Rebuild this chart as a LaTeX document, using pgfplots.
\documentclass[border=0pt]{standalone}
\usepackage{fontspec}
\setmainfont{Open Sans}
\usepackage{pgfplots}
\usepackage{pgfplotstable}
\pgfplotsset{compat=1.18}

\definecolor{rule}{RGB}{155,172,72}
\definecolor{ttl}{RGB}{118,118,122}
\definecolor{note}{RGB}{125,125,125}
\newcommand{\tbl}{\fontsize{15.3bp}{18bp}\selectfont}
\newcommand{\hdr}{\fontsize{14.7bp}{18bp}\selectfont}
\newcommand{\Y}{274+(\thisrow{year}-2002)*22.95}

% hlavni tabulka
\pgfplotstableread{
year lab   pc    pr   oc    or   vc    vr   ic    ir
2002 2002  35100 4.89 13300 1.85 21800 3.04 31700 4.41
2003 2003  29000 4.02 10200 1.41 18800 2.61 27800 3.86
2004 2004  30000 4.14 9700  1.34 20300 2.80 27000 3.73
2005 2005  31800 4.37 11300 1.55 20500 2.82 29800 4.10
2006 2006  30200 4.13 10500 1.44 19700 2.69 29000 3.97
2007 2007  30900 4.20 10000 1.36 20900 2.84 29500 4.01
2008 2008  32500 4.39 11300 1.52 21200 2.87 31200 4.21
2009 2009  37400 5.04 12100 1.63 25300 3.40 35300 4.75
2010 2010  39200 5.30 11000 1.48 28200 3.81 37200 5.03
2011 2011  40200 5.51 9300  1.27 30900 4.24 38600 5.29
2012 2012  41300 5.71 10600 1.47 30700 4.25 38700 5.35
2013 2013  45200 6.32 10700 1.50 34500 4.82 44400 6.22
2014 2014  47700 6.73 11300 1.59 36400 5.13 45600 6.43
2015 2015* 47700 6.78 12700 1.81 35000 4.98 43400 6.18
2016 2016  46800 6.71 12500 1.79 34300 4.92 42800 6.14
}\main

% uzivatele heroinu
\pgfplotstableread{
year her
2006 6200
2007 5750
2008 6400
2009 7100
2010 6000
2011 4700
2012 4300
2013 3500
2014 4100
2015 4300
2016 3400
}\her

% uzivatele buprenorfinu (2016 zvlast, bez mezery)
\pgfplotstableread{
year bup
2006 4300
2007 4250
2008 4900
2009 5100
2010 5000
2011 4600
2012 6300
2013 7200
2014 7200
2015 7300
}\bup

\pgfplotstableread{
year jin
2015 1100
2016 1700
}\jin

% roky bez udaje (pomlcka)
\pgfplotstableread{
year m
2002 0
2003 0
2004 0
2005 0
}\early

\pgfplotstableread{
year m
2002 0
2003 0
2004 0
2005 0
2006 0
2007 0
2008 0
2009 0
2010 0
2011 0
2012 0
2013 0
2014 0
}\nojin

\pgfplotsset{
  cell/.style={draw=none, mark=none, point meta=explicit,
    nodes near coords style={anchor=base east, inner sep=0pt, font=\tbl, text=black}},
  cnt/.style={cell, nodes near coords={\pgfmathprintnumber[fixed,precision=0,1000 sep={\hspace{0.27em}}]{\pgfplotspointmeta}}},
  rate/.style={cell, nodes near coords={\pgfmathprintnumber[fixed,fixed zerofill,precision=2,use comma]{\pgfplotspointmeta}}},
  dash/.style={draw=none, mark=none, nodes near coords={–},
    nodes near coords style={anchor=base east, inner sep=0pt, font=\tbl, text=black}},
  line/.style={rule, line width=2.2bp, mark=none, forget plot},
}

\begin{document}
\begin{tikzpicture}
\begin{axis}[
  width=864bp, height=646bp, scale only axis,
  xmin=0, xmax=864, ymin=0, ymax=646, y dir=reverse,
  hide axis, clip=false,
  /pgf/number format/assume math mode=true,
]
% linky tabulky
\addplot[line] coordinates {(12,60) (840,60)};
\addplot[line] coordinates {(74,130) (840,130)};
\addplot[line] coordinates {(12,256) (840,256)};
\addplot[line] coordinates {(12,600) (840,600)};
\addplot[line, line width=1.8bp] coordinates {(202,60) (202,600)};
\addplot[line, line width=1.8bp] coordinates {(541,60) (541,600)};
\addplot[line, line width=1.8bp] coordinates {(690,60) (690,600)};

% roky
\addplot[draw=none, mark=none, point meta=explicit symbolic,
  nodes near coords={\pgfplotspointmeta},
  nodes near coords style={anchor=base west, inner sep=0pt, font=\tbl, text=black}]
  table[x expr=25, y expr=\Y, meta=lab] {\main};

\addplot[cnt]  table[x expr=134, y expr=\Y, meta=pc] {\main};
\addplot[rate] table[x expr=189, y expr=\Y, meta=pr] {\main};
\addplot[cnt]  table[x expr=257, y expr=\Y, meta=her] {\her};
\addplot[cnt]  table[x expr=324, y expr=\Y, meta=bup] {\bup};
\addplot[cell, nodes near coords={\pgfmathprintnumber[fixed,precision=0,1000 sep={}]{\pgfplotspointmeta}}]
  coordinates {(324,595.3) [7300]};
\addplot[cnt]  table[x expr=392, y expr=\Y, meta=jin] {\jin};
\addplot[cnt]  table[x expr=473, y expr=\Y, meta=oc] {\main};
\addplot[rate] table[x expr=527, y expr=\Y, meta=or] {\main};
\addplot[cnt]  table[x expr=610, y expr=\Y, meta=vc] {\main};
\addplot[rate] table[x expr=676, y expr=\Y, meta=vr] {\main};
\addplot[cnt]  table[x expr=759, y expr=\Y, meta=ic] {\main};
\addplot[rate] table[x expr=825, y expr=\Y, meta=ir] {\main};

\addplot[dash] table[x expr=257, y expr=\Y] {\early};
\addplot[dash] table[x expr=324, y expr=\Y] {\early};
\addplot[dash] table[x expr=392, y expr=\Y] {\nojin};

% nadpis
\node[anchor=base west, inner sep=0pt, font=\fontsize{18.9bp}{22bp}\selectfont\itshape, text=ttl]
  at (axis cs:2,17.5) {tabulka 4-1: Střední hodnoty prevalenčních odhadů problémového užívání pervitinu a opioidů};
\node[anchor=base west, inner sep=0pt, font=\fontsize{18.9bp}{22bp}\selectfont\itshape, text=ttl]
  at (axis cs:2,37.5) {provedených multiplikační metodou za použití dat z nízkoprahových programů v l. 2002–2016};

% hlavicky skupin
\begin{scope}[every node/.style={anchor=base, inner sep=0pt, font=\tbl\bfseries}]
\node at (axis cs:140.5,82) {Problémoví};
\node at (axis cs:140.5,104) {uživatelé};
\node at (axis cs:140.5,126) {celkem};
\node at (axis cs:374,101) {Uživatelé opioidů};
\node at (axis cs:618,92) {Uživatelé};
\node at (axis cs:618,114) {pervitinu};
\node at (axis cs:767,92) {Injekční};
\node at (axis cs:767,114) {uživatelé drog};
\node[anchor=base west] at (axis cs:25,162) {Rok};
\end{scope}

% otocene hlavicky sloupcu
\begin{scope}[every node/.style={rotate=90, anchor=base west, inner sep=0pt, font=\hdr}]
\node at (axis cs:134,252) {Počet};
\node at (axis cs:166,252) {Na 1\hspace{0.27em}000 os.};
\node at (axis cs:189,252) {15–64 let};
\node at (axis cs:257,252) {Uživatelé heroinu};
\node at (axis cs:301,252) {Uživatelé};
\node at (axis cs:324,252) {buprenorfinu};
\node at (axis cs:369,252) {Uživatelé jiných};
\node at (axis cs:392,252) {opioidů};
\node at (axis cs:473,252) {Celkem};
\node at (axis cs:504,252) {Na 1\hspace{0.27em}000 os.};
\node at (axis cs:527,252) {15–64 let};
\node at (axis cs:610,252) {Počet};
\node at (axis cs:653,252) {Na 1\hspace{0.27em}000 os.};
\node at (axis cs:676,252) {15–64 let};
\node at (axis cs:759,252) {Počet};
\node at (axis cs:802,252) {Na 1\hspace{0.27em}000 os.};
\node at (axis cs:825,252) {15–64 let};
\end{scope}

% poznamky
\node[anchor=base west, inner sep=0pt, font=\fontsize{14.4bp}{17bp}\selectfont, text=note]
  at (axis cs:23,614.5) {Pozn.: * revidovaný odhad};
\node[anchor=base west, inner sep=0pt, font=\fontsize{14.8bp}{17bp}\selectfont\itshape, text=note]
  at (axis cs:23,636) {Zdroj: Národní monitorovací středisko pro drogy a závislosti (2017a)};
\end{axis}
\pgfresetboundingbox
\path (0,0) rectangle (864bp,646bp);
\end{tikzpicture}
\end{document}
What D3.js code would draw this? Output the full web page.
--------
Using the listing, copy every line where the word "draw" shows up.

  cell/.style={draw=none, mark=none, point meta=explicit,
  dash/.style={draw=none, mark=none, nodes near coords={–},
\addplot[draw=none, mark=none, point meta=explicit symbolic,
What D3.js code would draw this? Output the full web page.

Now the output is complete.